--- Do this ---
Copy nothing but the part that opens with the line containing "Generate a web" and closes with the line containing "var font = 'Lato';". Do not include pictures.

Source code of charts:
========

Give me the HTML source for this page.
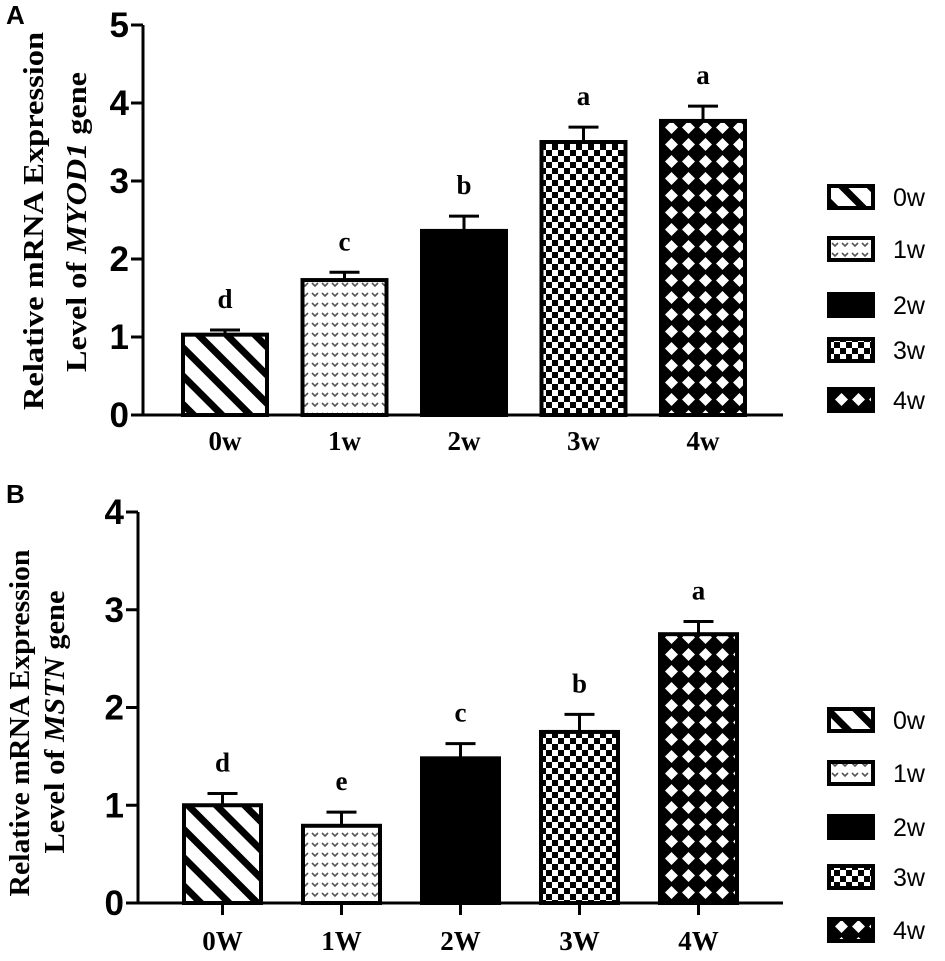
<!DOCTYPE html>
<html><head><meta charset="utf-8"><style>
body{margin:0;background:#fff;}
svg{display:block;}
.tick{font-family:"Liberation Sans",sans-serif;font-weight:bold;font-size:35px;}
.cat{font-family:"Liberation Serif",serif;font-weight:bold;font-size:27px;}
.let{font-family:"Liberation Serif",serif;font-weight:bold;font-size:27px;}
.ttl{font-family:"Liberation Serif",serif;font-weight:bold;font-size:29px;}
.leg{font-family:"Liberation Sans",sans-serif;font-size:25px;}
.pl{font-family:"Liberation Sans",sans-serif;font-weight:bold;font-size:26px;}
</style></head><body>
<svg id="chart" width="945" height="961" viewBox="0 0 945 961">
<defs>
<pattern id="p0" width="20" height="20" patternUnits="userSpaceOnUse" patternTransform="rotate(-45)"><rect width="20" height="20" fill="#fff"/><rect x="0" y="0" width="7" height="20" fill="#000"/></pattern>
<pattern id="p1" width="10" height="10" patternUnits="userSpaceOnUse"><rect width="10" height="10" fill="#fff"/><path d="M2 3 L5 6 L8 3" stroke="#555" stroke-width="1.6" fill="none"/></pattern>
<pattern id="p2" width="10" height="10" patternUnits="userSpaceOnUse"><rect width="10" height="10" fill="#000"/></pattern>
<pattern id="p3" width="12" height="12" patternUnits="userSpaceOnUse"><rect width="12" height="12" fill="#fff"/><rect width="6" height="6" fill="#000"/><rect x="6" y="6" width="6" height="6" fill="#000"/></pattern>
<pattern id="p4" width="17" height="17" patternUnits="userSpaceOnUse"><rect width="17" height="17" fill="#000"/><path d="M8.5 2 L15 8.5 L8.5 15 L2 8.5Z" fill="#fff"/></pattern>
</defs>
<g id="gA"></g>
<g id="gB"></g>
</svg>
<script>
const catsA=["0w","1w","2w","3w","4w"];
const valsA=[1.03,1.73,2.36,3.5,3.77];
const errA=[0.06,0.1,0.19,0.19,0.19];
const letA=["d","c","b","a","a"];
const ticksA=[0,1,2,3,4,5];
const catsB=["0W","1W","2W","3W","4W"];
const valsB=[1.0,0.79,1.48,1.75,2.75];
const errB=[0.12,0.14,0.15,0.18,0.13];
const letB=["d","e","c","b","a"];
const ticksB=[0,1,2,3,4];
const legendLabels=["0w","1w","2w","3w","4w"];
const NS="http://www.w3.org/2000/svg";
function mk(p,t,a,txt){const e=document.createElementNS(NS,t);for(const k in a)e.setAttribute(k,a[k]);if(txt!==undefined)e.textContent=txt;p.appendChild(e);return e;}
function panel(g,o){
 const y=v=>o.y0-(v/o.max)*(o.y0-o.yTop);
 const x=i=>o.x0+i*o.step;
 const bw=o.bw;
 o.vals.forEach((v,i)=>{
  const cx=x(i)+bw/2, ey=y(v+o.err[i]);
  const el=mk(g,"line",{x1:cx,y1:y(v),x2:cx,y2:ey,stroke:"#000","stroke-width":3});
  
  
  const c=mk(g,"line",{x1:cx-15,y1:ey,x2:cx+15,y2:ey,stroke:"#000","stroke-width":3});
  
  
  const r=mk(g,"rect",{x:x(i),y:y(v),width:bw,height:o.y0-y(v),fill:"url(#p"+i+")",stroke:"#000","stroke-width":4});
  
  
  const l=mk(g,"text",{x:cx,y:ey-22,"text-anchor":"middle",class:"let"},o.lets[i]);
  
  
  const t=mk(g,"text",{x:cx,y:o.catY,"text-anchor":"middle",class:"cat"},o.cats[i]);
  
  
 });
 const ax=mk(g,"path",{d:`M${o.ax} ${o.yTop} V${o.y0} H${o.xEnd}`,stroke:"#000","stroke-width":3,fill:"none"});
 
 
 o.ticks.forEach(t=>{
  mk(g,"line",{x1:o.ax-12,y1:y(t),x2:o.ax,y2:y(t),stroke:"#000","stroke-width":3});
  const tl=mk(g,"text",{x:o.ax-14,y:y(t)+12,"text-anchor":"end",class:"tick"},t);
  
  
 });
 if(o.xt){o.cats.forEach((c,i)=>{mk(g,"line",{x1:x(i)+bw/2,y1:o.y0,x2:x(i)+bw/2,y2:o.y0+12,stroke:"#000","stroke-width":3});});}
 const tt=mk(g,"text",{transform:`translate(${o.t1x},${o.tc1}) rotate(-90)`,"text-anchor":"middle",class:"ttl",textLength:o.l1,lengthAdjust:"spacingAndGlyphs"},"Relative mRNA Expression");
 
 
 const t2=mk(g,"text",{transform:`translate(${o.t2x},${o.tc2}) rotate(-90)`,"text-anchor":"middle",class:"ttl",textLength:o.l2,lengthAdjust:"spacingAndGlyphs"});
 
 
 mk(t2,"tspan",{},"Level of ");mk(t2,"tspan",{"font-style":"italic"},o.gene);mk(t2,"tspan",{}," gene");
 const pl=mk(g,"text",{x:6,y:o.plY,class:"pl"},o.label);
 
 
 legendLabels.forEach((lb,i)=>{
  const ly=o.legY[i];
  const sw=mk(g,"rect",{x:829,y:ly-11,width:44,height:22,fill:"url(#p"+i+")",stroke:"#000","stroke-width":4});
  
  
  const lt=mk(g,"text",{x:893,y:ly+9,class:"leg"},lb);
  
  
 });
}
panel(document.getElementById("gA"),{cats:catsA,vals:valsA,err:errA,lets:letA,ticks:ticksA,max:5,y0:415,yTop:25,x0:183,step:119.5,bw:84,ax:143,xEnd:783,catY:450,t1x:43,t2x:86,tc1:221,tc2:222,l1:378,l2:300,gene:"MYOD1",label:"A",plY:24,legY:[197,249,305,350,400],xt:false});
panel(document.getElementById("gB"),{cats:catsB,vals:valsB,err:errB,lets:letB,ticks:ticksB,max:4,y0:903,yTop:512,x0:184,step:119,bw:77,ax:138,xEnd:783,catY:950,t1x:29,t2x:64,tc1:723,tc2:722,l1:347,l2:263,gene:"MSTN",label:"B",plY:503,legY:[720,773,827,877,930],xt:true});
</script>
</body></html>
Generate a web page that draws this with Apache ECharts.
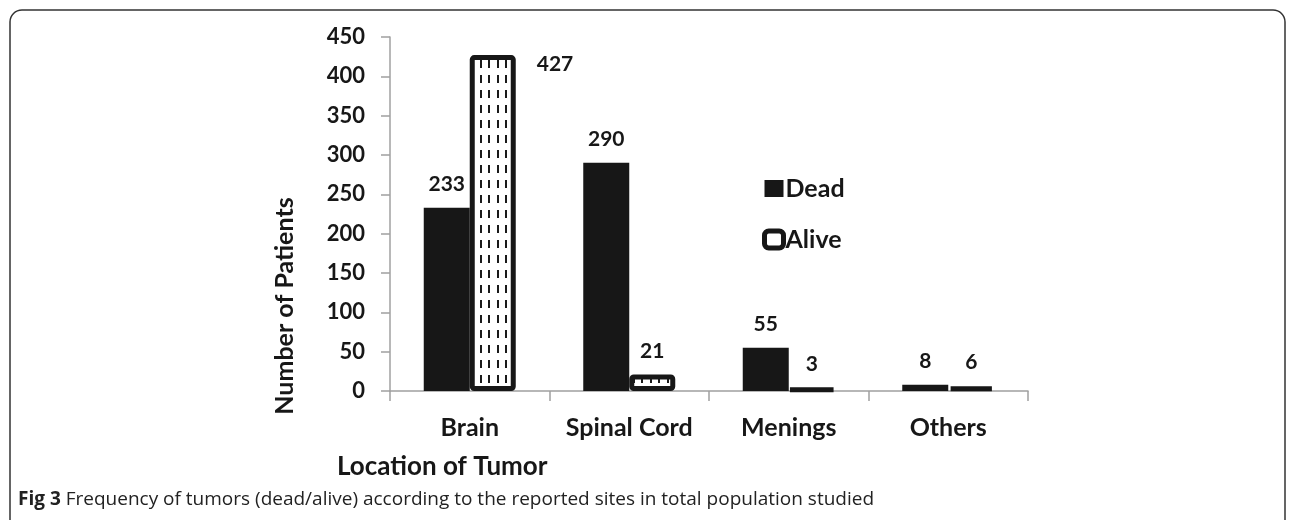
<!DOCTYPE html>
<html>
<head>
    <meta charset="utf-8">
    <title>ECharts</title>
    <script src="https://cdn.jsdelivr.net/npm/echarts@6/dist/echarts.min.js"></script>
    <style>
        html, body { margin: 0; padding: 0; background: #fff; }
    </style>
</head>
<body>
    <div id="main" style="width: 1292px;height:520px;"></div>
    <script type="text/javascript">
        var categories = ['Brain', 'Spinal Cord', 'Menings', 'Others'];
        var deadValues = [233, 290, 55, 8];
        var aliveValues = [427, 21, 3, 6];
        var yTicks = [0, 50, 100, 150, 200, 250, 300, 350, 400, 450];

        var myChart = echarts.init(document.getElementById('main'));

        // dashed vertical pattern used inside the "Alive" bars
        var canvas = document.createElement('canvas');
        canvas.width = 17;
        canvas.height = 15;
        var ctx = canvas.getContext('2d');
        ctx.fillStyle = '#ffffff';
        ctx.fillRect(0, 0, 17, 15);
        ctx.fillStyle = '#1a1a1a';
        ctx.fillRect(4, 0, 2, 8);
        ctx.fillRect(12, 0, 2, 8);

        var ink = '#171717';
        var font = 'Lato';

        var labelStyle = {
            show: true,
            position: 'top',
            distance: 13,
            color: ink,
            fontFamily: font,
            fontWeight: 'bold',
            fontSize: 21
        };

        option = {
            animation: false,
            backgroundColor: '#fff',
            grid: {
                left: 390,
                right: 264,
                top: 37,
                bottom: 129
            },
            legend: {
                orient: 'vertical',
                left: 757,
                top: 171,
                itemGap: 26,
                itemWidth: 19,
                itemHeight: 17,
                textStyle: {
                    color: ink,
                    fontFamily: font,
                    fontWeight: 'bold',
                    fontSize: 25,
                    padding: [0, 0, 0, -3]
                },
                data: [
                    { name: 'Dead', icon: 'rect', itemStyle: { color: ink, borderWidth: 0 } },
                    { name: 'Alive', icon: 'roundRect', itemStyle: { color: '#fff', borderColor: ink, borderWidth: 5 } }
                ]
            },
            xAxis: {
                type: 'category',
                data: categories,
                axisLine: { lineStyle: { color: '#a0a0a0', width: 1.5 } },
                axisTick: { show: true, length: 10, lineStyle: { color: '#a0a0a0', width: 1.5 } },
                axisLabel: {
                    interval: 0,
                    margin: 24,
                    color: ink,
                    fontFamily: font,
                    fontWeight: 'bold',
                    fontSize: 25
                }
            },
            yAxis: {
                type: 'value',
                min: 0,
                max: 450,
                interval: 50,
                splitLine: { show: false },
                axisLine: { show: true, lineStyle: { color: '#a0a0a0', width: 1.5 } },
                axisTick: { show: true, length: 9, lineStyle: { color: '#a0a0a0', width: 1.5 } },
                axisLabel: {
                    margin: 25,
                    color: ink,
                    fontFamily: font,
                    fontWeight: 'bold',
                    fontSize: 22,
                    formatter: function (v) {
                        return yTicks.indexOf(v) >= 0 ? String(v) : '';
                    }
                }
            },
            series: [{
                name: 'Dead',
                type: 'bar',
                barWidth: 46,
                barGap: '0%',
                itemStyle: { color: ink },
                label: labelStyle,
                data: deadValues
            }, {
                name: 'Alive',
                type: 'bar',
                barWidth: 46,
                z: 3,
                itemStyle: {
                    color: { image: canvas, repeat: 'repeat' },
                    borderColor: ink,
                    borderWidth: 5,
                    borderRadius: 2
                },
                label: labelStyle,
                data: aliveValues.map(function (v, i) {
                    if (i === 0) {
                        return {
                            value: v,
                            label: {
                                position: [67, 9],
                                align: 'left',
                                verticalAlign: 'middle'
                            }
                        };
                    }
                    return v;
                })
            }],
            graphic: [{
                type: 'rect',
                shape: { x: 10, y: 10, width: 1275, height: 600, r: [12, 12, 0, 0] },
                style: { fill: 'none', stroke: '#333', lineWidth: 1.5 },
                silent: true
            }, {
                type: 'text',
                x: 285,
                y: 306,
                rotation: Math.PI / 2,
                style: {
                    text: 'Number of Patients',
                    fill: ink,
                    font: 'bold 25px Lato',
                    align: 'center',
                    verticalAlign: 'middle'
                }
            }, {
                type: 'text',
                left: 337,
                top: 454,
                style: {
                    text: 'Location of Tumor',
                    fill: ink,
                    font: 'bold 26px Lato'
                }
            }, {
                type: 'text',
                left: 18,
                top: 490,
                style: {
                    text: '{b|Fig 3} Frequency of tumors (dead/alive) according to the reported sites in total population studied',
                    fill: '#222',
                    font: '19px "Open Sans"',
                    rich: {
                        b: { fontWeight: 'bold', fontFamily: 'Open Sans', fontSize: 19, fill: '#222' }
                    }
                }
            }]
        };

        myChart.setOption(option);
    </script>
</body>
</html>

========

--- Exercise result ---
Generate a web page that draws this with Apache ECharts.
<!DOCTYPE html>
<html>
<head>
    <meta charset="utf-8">
    <title>ECharts</title>
    <script src="https://cdn.jsdelivr.net/npm/echarts@6/dist/echarts.min.js"></script>
    <style>
        html, body { margin: 0; padding: 0; background: #fff; }
    </style>
</head>
<body>
    <div id="main" style="width: 1292px;height:520px;"></div>
    <script type="text/javascript">
        var categories = ['Brain', 'Spinal Cord', 'Menings', 'Others'];
        var deadValues = [233, 290, 55, 8];
        var aliveValues = [427, 21, 3, 6];
        var yTicks = [0, 50, 100, 150, 200, 250, 300, 350, 400, 450];

        var myChart = echarts.init(document.getElementById('main'));

        // dashed vertical pattern used inside the "Alive" bars
        var canvas = document.createElement('canvas');
        canvas.width = 17;
        canvas.height = 15;
        var ctx = canvas.getContext('2d');
        ctx.fillStyle = '#ffffff';
        ctx.fillRect(0, 0, 17, 15);
        ctx.fillStyle = '#1a1a1a';
        ctx.fillRect(4, 0, 2, 8);
        ctx.fillRect(12, 0, 2, 8);

        var ink = '#171717';
        var font = 'Lato';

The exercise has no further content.